En una época en la que cada día los periódicos, amablemente y de forma alentadora, nos recuerdan que nos dirigimos a un apocalipsis financiero, nada mejor que desahogarnos convirtiéndonos por un rato en esa última resistencia de la humanidad frente al caos. Soñando que podemos permanecer en pie, manteniendo a raya el desastre. Y ahí tenemos, por suerte, a nuestros queridos zombies como carne de cañón, mucho más asequibles y fáciles de reducir que la prima de riesgo.
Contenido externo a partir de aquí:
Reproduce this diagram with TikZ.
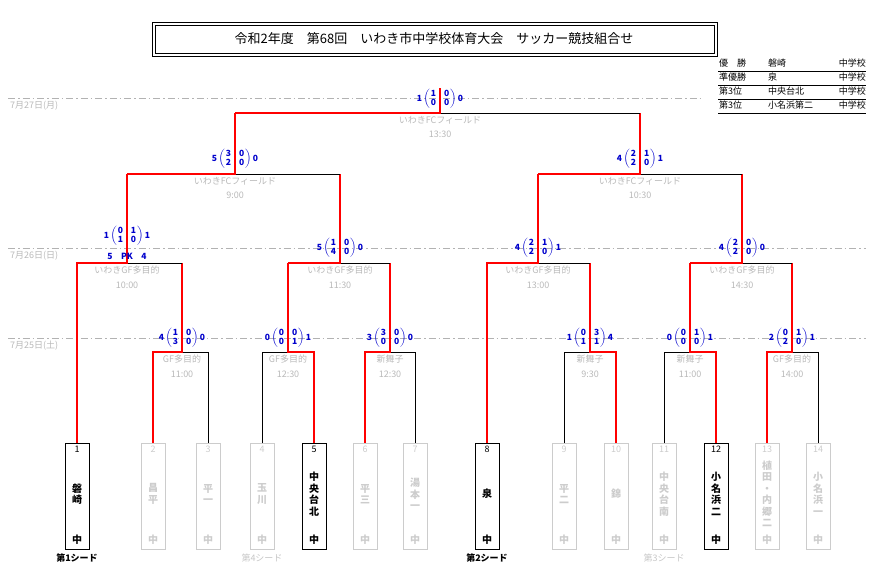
\documentclass[tikz,border=0pt]{standalone}
\usepackage{amsmath}
\usepackage{fontspec}
\setmainfont{Noto Sans CJK JP}
\usetikzlibrary{positioning}
\tikzset{
  team/.style={draw, minimum width=24, minimum height=106, inner sep=0},
  win/.style={red, line width=2pt},
  lose/.style={black, line width=0.6pt},
  day/.style={gray!60, dash pattern=on 7pt off 3pt on 1.5pt off 3pt, line width=0.6pt},
  score/.style={text=blue!80!black, font=\bfseries\fontsize{8.5}{9.5}\selectfont, inner sep=0},
  venue/.style={text=gray!55, font=\fontsize{9}{10.5}\selectfont, align=center, inner sep=0},
}
\newcommand\sco[5]{#1\,$\left(\renewcommand\arraystretch{0.75}\begin{array}{@{\hspace{1pt}}c@{\hspace{8pt}}c@{\hspace{1pt}}}\mathbf{#2}&\mathbf{#3}\\\mathbf{#4}&\mathbf{#5}\end{array}\right)$\,}
\begin{document}
\begin{tikzpicture}[x=1pt, y=-1pt]
\useasboundingbox (0,0) rectangle (876,584);
% title
\draw (152,22) rectangle (717,56);
\draw (155,25) rectangle (714,53);
\node[font=\fontsize{13}{15}\selectfont] (title) at (434,39)
  {令和2年度\quad 第68回\quad いわき市中学校体育大会\quad サッカー競技組合せ};
% results
\foreach \i/\r/\s in {0/優\hspace{1em}勝/磐崎, 1/準優勝/泉, 2/第3位/中央台北, 3/第3位/小名浜第二} {
  \node[anchor=west, font=\fontsize{9}{10}\selectfont, inner sep=0] (r\i) at (719,63+14*\i) {\r};
  \node[anchor=west, font=\fontsize{9}{10}\selectfont, inner sep=0] (s\i) at (768,63+14*\i) {\s};
  \node[anchor=east, font=\fontsize{9}{10}\selectfont, inner sep=0] (u\i) at (866,63+14*\i) {中学校};
  \draw (718,71+14*\i) -- (866,71+14*\i);
}
% days
\draw[day] (8,98) -- (700,98);
\draw[day] (8,248) -- (866,248);
\draw[day] (8,338) -- (866,338);
\node[venue, anchor=west] (d27) at (10,106) {7月27日(月)};
\node[venue, anchor=west] (d26) at (10,256) {7月26日(日)};
\node[venue, anchor=west] (d25) at (10,346) {7月25日(土)};
% teams
\foreach \n/\x/\nm/\c in {1/77/{磐\\崎}/black, 2/153/{昌\\平}/gray!40, 3/208/{平\\一}/gray!40,
    4/262/{玉\\川}/gray!40, 5/314/{中\\央\\台\\北}/black, 6/365/{平\\三}/gray!40,
    7/415/{湯\\本\\一}/gray!40, 8/487/{泉}/black, 9/564/{平\\二}/gray!40,
    10/616/{錦}/gray!40, 11/664/{中\\央\\台\\南}/gray!40, 12/716/{小\\名\\浜\\二}/black,
    13/767/{植\\田\\・\\内\\郷\\二}/gray!40, 14/818/{小\\名\\浜\\一}/gray!40} {
  \node[team, draw=\c] (t\n) at (\x,496) {};
  \node[text=\c, font=\fontsize{9}{10}\selectfont, inner sep=0, anchor=north] (n\n) at (\x,446) {\n};
  \node[text=\c, font=\bfseries\fontsize{10}{11.5}\selectfont, align=center, inner sep=0] (m\n) at (\x,494) {\nm};
  \node[text=\c, font=\bfseries\fontsize{10}{11}\selectfont, inner sep=0] (z\n) at (\x,540) {中};
}
\node[font=\bfseries\fontsize{9}{10}\selectfont, anchor=north] (seed1) at (77,550) {第1シード};
\node[font=\fontsize{9}{10}\selectfont, text=gray!45, anchor=north] (seed4) at (262,550) {第4シード};
\node[font=\bfseries\fontsize{9}{10}\selectfont, anchor=north] (seed2) at (487,550) {第2シード};
\node[font=\fontsize{9}{10}\selectfont, text=gray!45, anchor=north] (seed3) at (664,550) {第3シード};
% junctions
\foreach \m/\x/\y in {a/182/352, b/288/352, c/390/352, d/590/352, e/690/352, f/792/352,
    qa/127/263, qb/340/263, qc/538/263, qd/742/263, sa/235/174, sb/640/174, fin/440/113}
  \coordinate (\m) at (\x,\y);
\coordinate (top) at (440,88);
% first round
\draw[lose] (t3.north) |- (a);  \draw[win] (t2.north) |- (a) -- (qa -| a);
\draw[lose] (t4.north) |- (b);  \draw[win] (t5.north) |- (b) -- (qb -| b);
\draw[lose] (t7.north) |- (c);  \draw[win] (t6.north) |- (c) -- (qb -| c);
\draw[lose] (t9.north) |- (d);  \draw[win] (t10.north) |- (d) -- (qc -| d);
\draw[lose] (t11.north) |- (e); \draw[win] (t12.north) |- (e) -- (qd -| e);
\draw[lose] (t14.north) |- (f); \draw[win] (t13.north) |- (f) -- (qd -| f);
% second round
\draw[lose] (qa -| a) -- (qa);  \draw[win] (t1.north) |- (qa) -- (sa -| qa);
\draw[lose] (qb -| c) -- (qb);  \draw[win] (qb -| b) -- (qb) -- (sa -| qb);
\draw[lose] (qc -| d) -- (qc);  \draw[win] (t8.north) |- (qc) -- (sb -| qc);
\draw[lose] (qd -| f) -- (qd);  \draw[win] (qd -| e) -- (qd) -- (sb -| qd);
% semi-finals and final
\draw[lose] (sa -| qb) -- (sa); \draw[win] (sa -| qa) -- (sa) -- (fin -| sa);
\draw[lose] (sb -| qd) -- (sb); \draw[win] (sb -| qc) -- (sb) -- (fin -| sb);
\draw[lose] (fin) -- (fin -| sb); \draw[win] (fin -| sa) -- (fin) -- (top);
% scores
\node[score] (ca) at (182,338) {\sco{4}{1}{0}{3}{0}0};
\node[score] (cb) at (288,338) {\sco{0}{0}{0}{0}{1}1};
\node[score] (cc) at (390,338) {\sco{3}{3}{0}{0}{0}0};
\node[score] (cd) at (590,338) {\sco{1}{0}{3}{1}{1}4};
\node[score] (ce) at (690,338) {\sco{0}{0}{1}{0}{0}1};
\node[score] (cf) at (792,338) {\sco{2}{0}{1}{2}{0}1};
\node[score] (cqa) at (127,236) {\sco{1}{0}{1}{1}{0}1};
\node[score] (pk) at (127,256) {5\quad PK\quad 4};
\node[score] (cqb) at (340,248) {\sco{5}{1}{0}{4}{0}0};
\node[score] (cqc) at (538,248) {\sco{4}{2}{1}{2}{0}1};
\node[score] (cqd) at (742,248) {\sco{4}{2}{0}{2}{0}0};
\node[score] (csa) at (235,159) {\sco{5}{3}{0}{2}{0}0};
\node[score] (csb) at (640,159) {\sco{4}{2}{1}{2}{0}1};
\node[score] (cfin) at (440,99) {\sco{1}{1}{0}{0}{0}0};
% venues
\foreach \x/\y/\v/\h in {182/352/GF多目的/11:00, 288/352/GF多目的/12:30, 390/352/新舞子/12:30,
    590/352/新舞子/9:30, 690/352/新舞子/11:00, 792/352/GF多目的/14:00,
    127/263/いわきGF多目的/10:00, 340/263/いわきGF多目的/11:30, 538/263/いわきGF多目的/13:00,
    742/263/いわきGF多目的/14:30, 235/174/いわきFCフィールド/9:00, 640/174/いわきFCフィールド/10:30,
    440/113/いわきFCフィールド/13:30}
  \node[venue, anchor=north] at (\x,\y+3) {\v\\[4pt]\h};
\end{tikzpicture}
\end{document}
Ya sea en forma de shooter de héroes cuadradotes como en Dead Pixels, donde sólo hemos de preocuparnos por reventar cualquier cuerpo putrefacto que se nos ponga a tiro; con el aspecto estratégico un tanto más serio de The Last Stand: Dead Zone (título más que elocuente) o Trapped Dead; o convirtiéndonos en militares de ojo de halcón en Deadly 30. Todo sea por perder un rato la cabeza y ver volar trozos de carne.
Y es que en el fondo ya le tenemos cariño a nuestros cadáveres de labios babeantes. Son parte constituyente del mundillo del videojuego, como las monedas o los puntos de guardado, en todas sus acepciones, formas y colores. Saben saltar de un género a otro, e incluso se vuelven entrañables; ¿alguien duda de que los verdaderos protagonistas de Plantas vs Zombies sean ellos? O nos sirven como metáfora multiusos: he ahí Zombies., el juego que por aquí ha desgranado nuestro camarada Unforgiven y en el que los muertos vivientes no son más que esos que nos encontramos todos los días en la gris empresa de turno, con su traje de chaqueta y su corbata. Maravillosamente mordaz.